Having a hook to get people to want to read the article is reasonable in my opinion; after all, if you could fit every detail in the size of a headline, you wouldn't need an article at all! Clickbait inverts this by _only_ having enough enough substance that you could get all the info in the headline, but instead it leaves out the one detail that's interesting and then pads it with fluff that you're forced to click and read through if you want the answer.
> In conclusion, the issue isn't software-related. Python outperforms C/Rust due to an AMD CPU bug.
Slack is allocating 1132 GB of virtual memory on my laptop right now. I don't know if they are using mmap but that's 1100 GB more than the physical memory.

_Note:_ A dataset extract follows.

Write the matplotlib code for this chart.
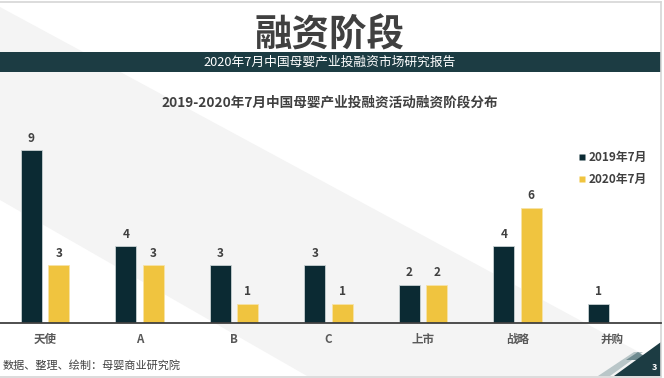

seems its not without perils on Windows:
"In an ideal world, that would be all we have to say about the new solution. But for Windows users, there's a special quirk. On most operating systems, we can use a special flag to signal that we don't really care if the system has 32 GiB of real memory. Unfortunately, Windows has no convenient way to do this. Dolphin still works fine on Windows computers that have less than 32 GiB of RAM, but if Windows is set to automatically manage the size of the page file, which is the case by default, starting any game in Dolphin will cause the page file to balloon in size. Dolphin isn't actually writing to all this newly allocated space in the page file, so there are no concerns about performance or disk lifetime. Also, Windows won't try to grow the page file beyond the amount of available disk space, and the page file shrinks back to its previous size when you close Dolphin, so for the most part there are no real consequences... "
I'm impressed by your perseverance, how you follow through with your investigation to the lowest (hardware) level.
It's surprising that something as simple as reading a file is slower in the Rust standard library as the Python standard library. Even knowing that a Python standard library call like this is written in C, you'd still expect the Rust standard library call to be of a similar speed; so you'd expect either that you're using it wrong, or that the Rust standard library has some weird behavior.
In this case, it turns out that neither were the case; there's just a weird hardware performance cliff based on the exact alignment of an allocation on particular hardware.
So, yeah, I'd expect a filesystem read to be pretty well optimized in Python, but I'd expect the same in Rust, so it's surprising that the latter was so much slower, and especially surprising that it turned out to be hardware and allocator dependent.
If I write Python and my code is fast, to me that sounds like Python is fast, I couldn't care less whether it's because the implementation is in another language or for some other reason.
When you see an interpreted language faster than a compiled one, it's worth looking at why, because most the time it's because there's some hidden issue causing the other to be slow (which could just be a different and much worse implementation).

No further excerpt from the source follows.